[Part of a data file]
⁂
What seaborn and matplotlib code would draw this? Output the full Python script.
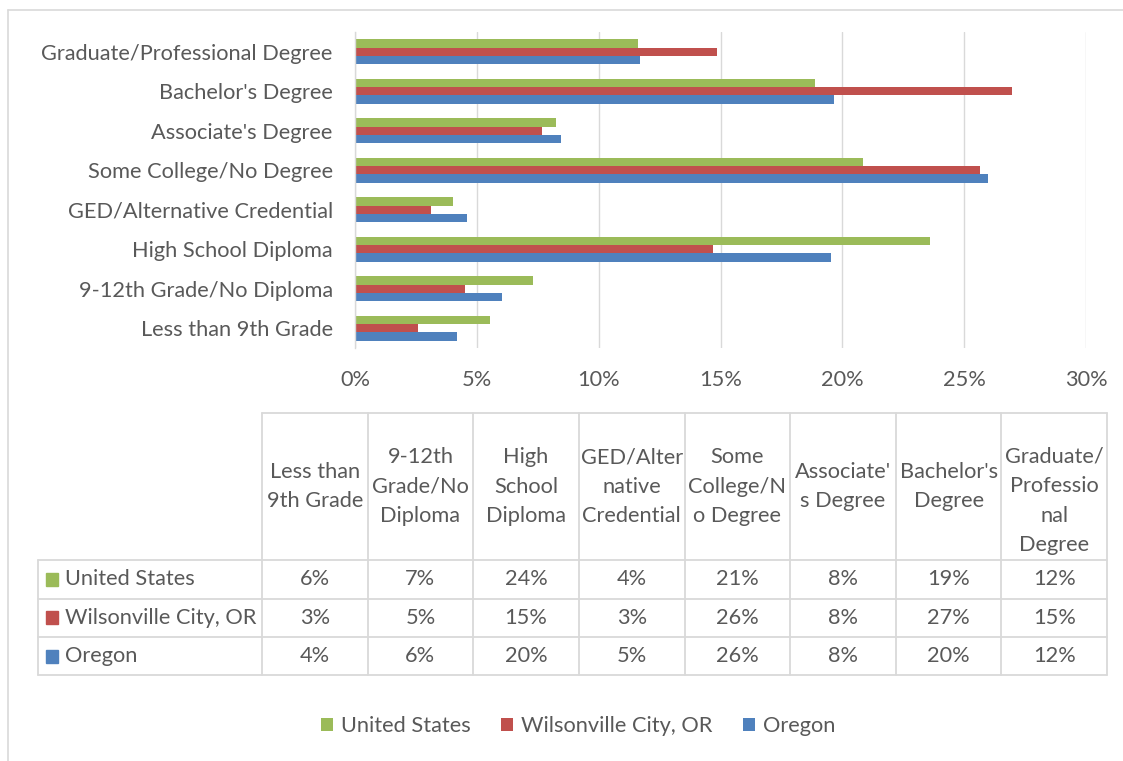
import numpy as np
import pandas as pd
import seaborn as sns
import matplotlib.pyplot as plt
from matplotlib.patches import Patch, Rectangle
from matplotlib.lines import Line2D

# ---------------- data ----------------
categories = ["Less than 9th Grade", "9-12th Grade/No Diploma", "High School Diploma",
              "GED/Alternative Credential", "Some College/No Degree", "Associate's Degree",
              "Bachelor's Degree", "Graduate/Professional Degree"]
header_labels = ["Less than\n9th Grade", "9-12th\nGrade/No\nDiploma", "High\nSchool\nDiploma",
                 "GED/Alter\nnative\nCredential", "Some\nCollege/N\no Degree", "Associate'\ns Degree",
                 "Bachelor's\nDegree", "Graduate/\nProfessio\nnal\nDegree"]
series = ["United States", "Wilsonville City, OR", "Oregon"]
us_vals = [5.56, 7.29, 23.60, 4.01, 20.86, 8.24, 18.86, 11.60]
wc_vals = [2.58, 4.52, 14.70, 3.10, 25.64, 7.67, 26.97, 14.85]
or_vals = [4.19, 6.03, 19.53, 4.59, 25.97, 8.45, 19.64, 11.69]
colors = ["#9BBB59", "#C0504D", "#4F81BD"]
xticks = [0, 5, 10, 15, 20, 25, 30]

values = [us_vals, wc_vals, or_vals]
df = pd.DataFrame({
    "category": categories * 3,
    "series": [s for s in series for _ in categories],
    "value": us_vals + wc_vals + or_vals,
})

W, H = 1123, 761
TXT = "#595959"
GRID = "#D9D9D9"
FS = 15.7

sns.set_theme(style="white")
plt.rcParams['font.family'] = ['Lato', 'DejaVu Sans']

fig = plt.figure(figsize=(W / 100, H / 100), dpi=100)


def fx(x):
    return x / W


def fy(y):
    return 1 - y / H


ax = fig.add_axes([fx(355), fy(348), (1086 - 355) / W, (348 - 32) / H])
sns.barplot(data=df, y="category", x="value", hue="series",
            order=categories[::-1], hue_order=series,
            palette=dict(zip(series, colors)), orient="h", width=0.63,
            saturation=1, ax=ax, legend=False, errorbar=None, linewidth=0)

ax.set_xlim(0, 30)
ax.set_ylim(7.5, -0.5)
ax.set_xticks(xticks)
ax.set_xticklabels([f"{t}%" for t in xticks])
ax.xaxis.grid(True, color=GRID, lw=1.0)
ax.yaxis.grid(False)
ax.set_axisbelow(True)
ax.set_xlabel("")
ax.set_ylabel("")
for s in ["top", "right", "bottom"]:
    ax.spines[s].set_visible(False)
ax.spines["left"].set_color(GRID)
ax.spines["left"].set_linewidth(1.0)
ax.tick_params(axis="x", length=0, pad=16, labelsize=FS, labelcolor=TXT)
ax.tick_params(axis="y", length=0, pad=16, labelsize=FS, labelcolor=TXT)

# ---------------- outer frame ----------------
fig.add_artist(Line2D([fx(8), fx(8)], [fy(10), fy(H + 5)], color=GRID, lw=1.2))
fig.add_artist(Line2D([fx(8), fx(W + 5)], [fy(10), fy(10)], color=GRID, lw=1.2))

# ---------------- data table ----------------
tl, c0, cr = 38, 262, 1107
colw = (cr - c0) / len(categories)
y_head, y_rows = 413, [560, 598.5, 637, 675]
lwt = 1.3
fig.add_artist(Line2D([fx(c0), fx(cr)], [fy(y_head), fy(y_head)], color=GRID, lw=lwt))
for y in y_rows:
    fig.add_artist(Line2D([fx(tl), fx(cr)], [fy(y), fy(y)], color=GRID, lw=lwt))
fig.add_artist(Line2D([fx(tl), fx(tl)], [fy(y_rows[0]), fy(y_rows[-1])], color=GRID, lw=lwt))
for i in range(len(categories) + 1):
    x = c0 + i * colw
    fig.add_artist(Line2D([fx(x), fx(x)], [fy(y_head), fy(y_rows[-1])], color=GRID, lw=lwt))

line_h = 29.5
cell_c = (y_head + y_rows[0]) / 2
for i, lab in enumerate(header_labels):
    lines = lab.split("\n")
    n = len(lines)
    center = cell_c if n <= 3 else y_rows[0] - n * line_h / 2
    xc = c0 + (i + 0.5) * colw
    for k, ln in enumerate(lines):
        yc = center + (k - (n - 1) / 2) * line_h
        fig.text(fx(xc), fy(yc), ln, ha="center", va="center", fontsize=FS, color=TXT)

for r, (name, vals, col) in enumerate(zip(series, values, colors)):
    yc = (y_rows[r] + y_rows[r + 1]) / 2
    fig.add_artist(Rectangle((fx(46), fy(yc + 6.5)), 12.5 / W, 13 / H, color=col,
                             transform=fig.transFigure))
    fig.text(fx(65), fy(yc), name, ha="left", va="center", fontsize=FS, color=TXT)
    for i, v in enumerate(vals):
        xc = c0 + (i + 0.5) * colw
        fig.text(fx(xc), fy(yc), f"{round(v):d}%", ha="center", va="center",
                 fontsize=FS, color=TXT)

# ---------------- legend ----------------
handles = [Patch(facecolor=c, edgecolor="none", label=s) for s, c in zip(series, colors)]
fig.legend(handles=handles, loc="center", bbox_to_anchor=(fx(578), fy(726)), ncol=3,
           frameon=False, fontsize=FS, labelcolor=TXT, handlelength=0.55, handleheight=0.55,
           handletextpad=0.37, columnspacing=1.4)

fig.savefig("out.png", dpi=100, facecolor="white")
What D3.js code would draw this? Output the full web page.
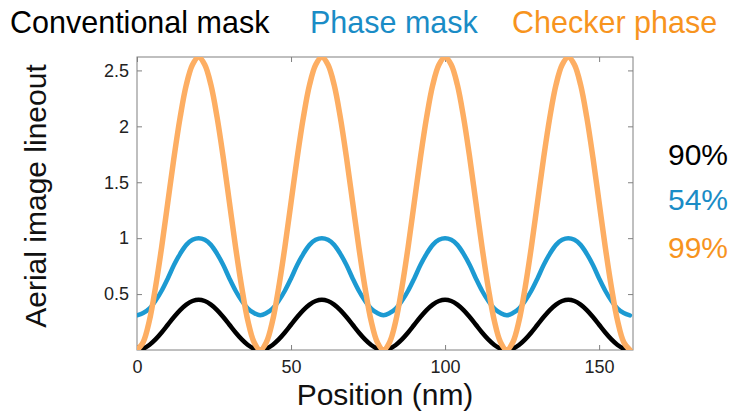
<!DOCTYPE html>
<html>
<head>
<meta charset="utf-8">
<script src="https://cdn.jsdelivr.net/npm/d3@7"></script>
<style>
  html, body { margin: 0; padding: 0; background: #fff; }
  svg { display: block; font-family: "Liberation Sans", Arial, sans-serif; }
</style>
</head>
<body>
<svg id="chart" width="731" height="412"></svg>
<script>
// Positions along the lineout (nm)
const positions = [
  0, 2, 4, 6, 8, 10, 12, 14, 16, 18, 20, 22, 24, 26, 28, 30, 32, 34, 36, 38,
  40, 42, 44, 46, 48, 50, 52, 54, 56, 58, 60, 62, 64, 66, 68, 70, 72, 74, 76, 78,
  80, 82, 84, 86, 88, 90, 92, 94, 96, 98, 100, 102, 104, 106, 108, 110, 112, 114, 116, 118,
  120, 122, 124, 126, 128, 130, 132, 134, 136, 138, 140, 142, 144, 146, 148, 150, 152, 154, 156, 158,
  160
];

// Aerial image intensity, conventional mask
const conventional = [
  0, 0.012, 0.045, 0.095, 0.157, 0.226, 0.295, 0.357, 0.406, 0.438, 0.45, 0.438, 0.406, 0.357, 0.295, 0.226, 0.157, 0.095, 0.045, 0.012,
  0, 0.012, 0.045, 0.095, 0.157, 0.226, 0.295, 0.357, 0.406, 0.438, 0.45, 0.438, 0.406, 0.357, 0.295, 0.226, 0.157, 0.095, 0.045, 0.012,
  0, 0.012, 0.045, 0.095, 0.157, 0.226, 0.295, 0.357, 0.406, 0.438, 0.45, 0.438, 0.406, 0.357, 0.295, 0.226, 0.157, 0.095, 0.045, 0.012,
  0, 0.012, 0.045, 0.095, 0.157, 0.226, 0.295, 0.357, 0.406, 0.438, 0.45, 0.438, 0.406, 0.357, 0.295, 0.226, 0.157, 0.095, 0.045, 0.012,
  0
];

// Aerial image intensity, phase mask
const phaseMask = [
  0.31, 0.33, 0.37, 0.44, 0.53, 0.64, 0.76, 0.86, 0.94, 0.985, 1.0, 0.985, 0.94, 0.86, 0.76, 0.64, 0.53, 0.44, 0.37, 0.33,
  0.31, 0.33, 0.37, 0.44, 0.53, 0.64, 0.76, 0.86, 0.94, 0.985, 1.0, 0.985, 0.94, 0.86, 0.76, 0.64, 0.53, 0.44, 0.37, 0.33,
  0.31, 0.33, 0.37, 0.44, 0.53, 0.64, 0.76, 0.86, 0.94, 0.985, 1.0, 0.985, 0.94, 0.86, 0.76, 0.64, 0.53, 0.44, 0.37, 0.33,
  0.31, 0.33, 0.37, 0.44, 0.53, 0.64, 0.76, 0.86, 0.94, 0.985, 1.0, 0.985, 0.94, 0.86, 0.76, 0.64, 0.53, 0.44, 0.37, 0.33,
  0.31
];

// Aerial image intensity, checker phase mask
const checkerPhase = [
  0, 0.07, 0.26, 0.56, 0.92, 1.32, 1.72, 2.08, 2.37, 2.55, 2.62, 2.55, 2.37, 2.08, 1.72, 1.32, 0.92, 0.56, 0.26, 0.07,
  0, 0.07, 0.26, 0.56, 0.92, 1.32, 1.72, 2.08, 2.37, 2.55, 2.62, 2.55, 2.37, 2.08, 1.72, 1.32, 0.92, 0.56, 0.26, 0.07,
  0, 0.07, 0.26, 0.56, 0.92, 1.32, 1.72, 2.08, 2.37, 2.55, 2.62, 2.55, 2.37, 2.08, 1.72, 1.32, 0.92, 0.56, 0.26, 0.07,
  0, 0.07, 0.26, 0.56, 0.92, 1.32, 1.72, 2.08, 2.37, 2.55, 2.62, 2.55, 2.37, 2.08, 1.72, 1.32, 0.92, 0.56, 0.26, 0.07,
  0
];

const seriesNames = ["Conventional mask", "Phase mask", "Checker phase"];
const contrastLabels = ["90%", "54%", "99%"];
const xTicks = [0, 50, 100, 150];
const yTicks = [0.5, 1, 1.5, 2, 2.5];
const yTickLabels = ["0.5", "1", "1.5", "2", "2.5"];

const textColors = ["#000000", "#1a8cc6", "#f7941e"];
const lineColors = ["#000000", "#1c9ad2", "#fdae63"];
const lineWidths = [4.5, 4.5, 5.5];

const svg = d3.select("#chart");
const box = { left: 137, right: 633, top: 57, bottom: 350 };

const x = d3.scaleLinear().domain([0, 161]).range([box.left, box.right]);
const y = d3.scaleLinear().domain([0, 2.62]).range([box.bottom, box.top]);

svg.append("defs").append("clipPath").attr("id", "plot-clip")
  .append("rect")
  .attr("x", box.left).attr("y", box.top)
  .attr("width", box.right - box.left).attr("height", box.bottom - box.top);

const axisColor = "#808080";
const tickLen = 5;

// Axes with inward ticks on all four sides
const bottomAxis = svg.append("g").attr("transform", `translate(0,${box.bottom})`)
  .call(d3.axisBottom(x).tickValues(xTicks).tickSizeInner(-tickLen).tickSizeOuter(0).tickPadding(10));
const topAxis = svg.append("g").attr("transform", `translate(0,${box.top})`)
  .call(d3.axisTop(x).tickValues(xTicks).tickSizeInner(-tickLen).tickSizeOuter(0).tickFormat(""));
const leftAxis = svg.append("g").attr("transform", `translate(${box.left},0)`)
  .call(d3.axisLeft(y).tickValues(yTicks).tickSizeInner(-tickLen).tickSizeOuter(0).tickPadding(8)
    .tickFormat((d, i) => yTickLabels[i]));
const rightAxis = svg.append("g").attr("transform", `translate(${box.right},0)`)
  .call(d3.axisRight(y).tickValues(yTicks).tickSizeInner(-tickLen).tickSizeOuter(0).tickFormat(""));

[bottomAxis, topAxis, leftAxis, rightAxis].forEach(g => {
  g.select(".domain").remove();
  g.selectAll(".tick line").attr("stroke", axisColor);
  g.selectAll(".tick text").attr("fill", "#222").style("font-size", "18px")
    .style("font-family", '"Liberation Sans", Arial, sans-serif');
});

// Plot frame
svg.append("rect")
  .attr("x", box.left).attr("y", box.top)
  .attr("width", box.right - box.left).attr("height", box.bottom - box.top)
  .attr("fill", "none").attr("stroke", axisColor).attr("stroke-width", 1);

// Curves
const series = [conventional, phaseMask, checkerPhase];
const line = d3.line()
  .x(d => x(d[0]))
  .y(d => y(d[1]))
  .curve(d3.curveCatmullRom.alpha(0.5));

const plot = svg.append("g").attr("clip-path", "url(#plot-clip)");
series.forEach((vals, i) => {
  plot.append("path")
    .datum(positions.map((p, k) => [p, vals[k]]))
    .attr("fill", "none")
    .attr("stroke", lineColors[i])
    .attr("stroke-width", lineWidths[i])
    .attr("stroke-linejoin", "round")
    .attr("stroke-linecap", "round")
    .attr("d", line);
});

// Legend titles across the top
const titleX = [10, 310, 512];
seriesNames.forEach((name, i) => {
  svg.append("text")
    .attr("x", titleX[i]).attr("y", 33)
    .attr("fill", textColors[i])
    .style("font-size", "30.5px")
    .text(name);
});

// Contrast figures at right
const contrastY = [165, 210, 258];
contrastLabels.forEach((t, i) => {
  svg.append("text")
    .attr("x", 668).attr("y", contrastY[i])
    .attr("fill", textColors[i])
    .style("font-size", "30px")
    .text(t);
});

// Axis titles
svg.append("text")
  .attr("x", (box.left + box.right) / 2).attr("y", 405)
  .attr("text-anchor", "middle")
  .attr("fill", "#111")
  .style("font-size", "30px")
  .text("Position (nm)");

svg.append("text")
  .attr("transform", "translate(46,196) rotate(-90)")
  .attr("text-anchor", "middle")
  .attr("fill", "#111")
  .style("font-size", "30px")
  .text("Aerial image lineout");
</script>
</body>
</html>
⁂
*TASK REQUIREMENTS:* Quote only what lies between the first line of the records and the line containing "xticks = [0, 5, 10, 15, 20, 25, 30]", please, including both lines and excluding images.

*RESULT OF THE EXERCISE:*
What seaborn and matplotlib code would draw this? Output the full Python script.
import numpy as np
import pandas as pd
import seaborn as sns
import matplotlib.pyplot as plt
from matplotlib.patches import Patch, Rectangle
from matplotlib.lines import Line2D

# ---------------- data ----------------
categories = ["Less than 9th Grade", "9-12th Grade/No Diploma", "High School Diploma",
              "GED/Alternative Credential", "Some College/No Degree", "Associate's Degree",
              "Bachelor's Degree", "Graduate/Professional Degree"]
header_labels = ["Less than\n9th Grade", "9-12th\nGrade/No\nDiploma", "High\nSchool\nDiploma",
                 "GED/Alter\nnative\nCredential", "Some\nCollege/N\no Degree", "Associate'\ns Degree",
                 "Bachelor's\nDegree", "Graduate/\nProfessio\nnal\nDegree"]
series = ["United States", "Wilsonville City, OR", "Oregon"]
us_vals = [5.56, 7.29, 23.60, 4.01, 20.86, 8.24, 18.86, 11.60]
wc_vals = [2.58, 4.52, 14.70, 3.10, 25.64, 7.67, 26.97, 14.85]
or_vals = [4.19, 6.03, 19.53, 4.59, 25.97, 8.45, 19.64, 11.69]
colors = ["#9BBB59", "#C0504D", "#4F81BD"]
xticks = [0, 5, 10, 15, 20, 25, 30]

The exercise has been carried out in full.